--- To do ---
Output, word for word, every line from the start of the listing down to and including the line that contains "2.00, 2.05, 2.10, 2.15, 2.20, 2.25, 2.30, 2.35, 2.40]"; include nothing else.

________________________________________

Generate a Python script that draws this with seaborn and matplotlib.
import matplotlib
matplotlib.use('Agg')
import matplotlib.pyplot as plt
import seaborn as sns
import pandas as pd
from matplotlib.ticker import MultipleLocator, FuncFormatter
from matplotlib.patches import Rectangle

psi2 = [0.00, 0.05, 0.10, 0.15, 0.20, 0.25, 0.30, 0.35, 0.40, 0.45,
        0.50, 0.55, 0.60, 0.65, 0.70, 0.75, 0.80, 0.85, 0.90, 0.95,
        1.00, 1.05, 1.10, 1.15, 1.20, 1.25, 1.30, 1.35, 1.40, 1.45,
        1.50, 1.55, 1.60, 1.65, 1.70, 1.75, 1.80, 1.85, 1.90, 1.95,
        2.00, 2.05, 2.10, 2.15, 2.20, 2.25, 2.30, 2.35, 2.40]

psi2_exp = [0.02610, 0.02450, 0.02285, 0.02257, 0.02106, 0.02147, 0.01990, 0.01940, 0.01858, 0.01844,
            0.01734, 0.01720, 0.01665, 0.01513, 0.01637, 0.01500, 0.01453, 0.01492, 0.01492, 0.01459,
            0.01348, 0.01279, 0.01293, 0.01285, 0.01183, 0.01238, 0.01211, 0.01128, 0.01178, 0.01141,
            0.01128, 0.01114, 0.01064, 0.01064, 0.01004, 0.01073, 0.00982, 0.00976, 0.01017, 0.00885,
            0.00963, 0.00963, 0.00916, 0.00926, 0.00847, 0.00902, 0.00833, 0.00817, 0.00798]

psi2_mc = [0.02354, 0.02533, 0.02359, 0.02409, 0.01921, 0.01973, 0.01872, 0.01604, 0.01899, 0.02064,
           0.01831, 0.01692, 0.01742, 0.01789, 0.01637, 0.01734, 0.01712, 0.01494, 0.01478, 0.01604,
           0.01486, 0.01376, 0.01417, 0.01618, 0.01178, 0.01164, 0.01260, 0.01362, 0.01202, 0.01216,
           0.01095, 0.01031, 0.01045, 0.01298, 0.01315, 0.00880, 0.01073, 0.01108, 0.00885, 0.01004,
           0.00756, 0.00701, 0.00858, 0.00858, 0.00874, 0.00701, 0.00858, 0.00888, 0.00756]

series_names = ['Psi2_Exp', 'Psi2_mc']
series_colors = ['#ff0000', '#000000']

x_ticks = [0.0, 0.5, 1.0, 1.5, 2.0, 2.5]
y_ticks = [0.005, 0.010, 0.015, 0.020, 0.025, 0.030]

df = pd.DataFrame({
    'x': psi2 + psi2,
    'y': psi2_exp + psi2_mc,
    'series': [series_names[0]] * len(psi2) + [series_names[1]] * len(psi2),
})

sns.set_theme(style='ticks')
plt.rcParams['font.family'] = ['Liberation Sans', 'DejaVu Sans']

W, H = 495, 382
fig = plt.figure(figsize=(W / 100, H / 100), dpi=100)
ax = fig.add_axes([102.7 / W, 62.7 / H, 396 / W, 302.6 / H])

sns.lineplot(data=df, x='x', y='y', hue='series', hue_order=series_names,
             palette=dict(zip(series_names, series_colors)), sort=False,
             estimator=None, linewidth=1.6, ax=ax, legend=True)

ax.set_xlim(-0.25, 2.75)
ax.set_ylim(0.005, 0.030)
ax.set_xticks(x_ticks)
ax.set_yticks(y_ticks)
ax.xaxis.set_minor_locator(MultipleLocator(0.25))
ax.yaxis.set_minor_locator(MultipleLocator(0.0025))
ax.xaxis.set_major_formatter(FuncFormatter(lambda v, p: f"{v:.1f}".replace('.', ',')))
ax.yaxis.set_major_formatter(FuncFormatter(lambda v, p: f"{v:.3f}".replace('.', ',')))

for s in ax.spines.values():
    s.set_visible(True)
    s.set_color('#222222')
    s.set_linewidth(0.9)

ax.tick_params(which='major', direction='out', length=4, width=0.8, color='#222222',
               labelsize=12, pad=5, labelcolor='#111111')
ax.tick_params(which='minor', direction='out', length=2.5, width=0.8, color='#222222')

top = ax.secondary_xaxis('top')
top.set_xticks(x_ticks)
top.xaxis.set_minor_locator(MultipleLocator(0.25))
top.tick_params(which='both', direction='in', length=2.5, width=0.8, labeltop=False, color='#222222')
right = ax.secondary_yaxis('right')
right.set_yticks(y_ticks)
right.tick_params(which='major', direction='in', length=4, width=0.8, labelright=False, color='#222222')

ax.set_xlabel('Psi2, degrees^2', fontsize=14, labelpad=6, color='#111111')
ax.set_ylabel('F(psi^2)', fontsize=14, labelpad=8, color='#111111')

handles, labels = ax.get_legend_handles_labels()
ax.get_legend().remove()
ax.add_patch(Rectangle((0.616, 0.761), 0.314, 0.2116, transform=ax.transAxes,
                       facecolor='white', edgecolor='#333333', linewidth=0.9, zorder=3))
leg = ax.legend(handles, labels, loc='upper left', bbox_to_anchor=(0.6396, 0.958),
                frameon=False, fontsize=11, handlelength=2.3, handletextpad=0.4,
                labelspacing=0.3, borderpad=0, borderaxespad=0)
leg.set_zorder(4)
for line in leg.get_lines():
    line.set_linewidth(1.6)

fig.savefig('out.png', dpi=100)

________________________________________

--- Final answer ---
Generate a Python script that draws this with seaborn and matplotlib.
import matplotlib
matplotlib.use('Agg')
import matplotlib.pyplot as plt
import seaborn as sns
import pandas as pd
from matplotlib.ticker import MultipleLocator, FuncFormatter
from matplotlib.patches import Rectangle

psi2 = [0.00, 0.05, 0.10, 0.15, 0.20, 0.25, 0.30, 0.35, 0.40, 0.45,
        0.50, 0.55, 0.60, 0.65, 0.70, 0.75, 0.80, 0.85, 0.90, 0.95,
        1.00, 1.05, 1.10, 1.15, 1.20, 1.25, 1.30, 1.35, 1.40, 1.45,
        1.50, 1.55, 1.60, 1.65, 1.70, 1.75, 1.80, 1.85, 1.90, 1.95,
        2.00, 2.05, 2.10, 2.15, 2.20, 2.25, 2.30, 2.35, 2.40]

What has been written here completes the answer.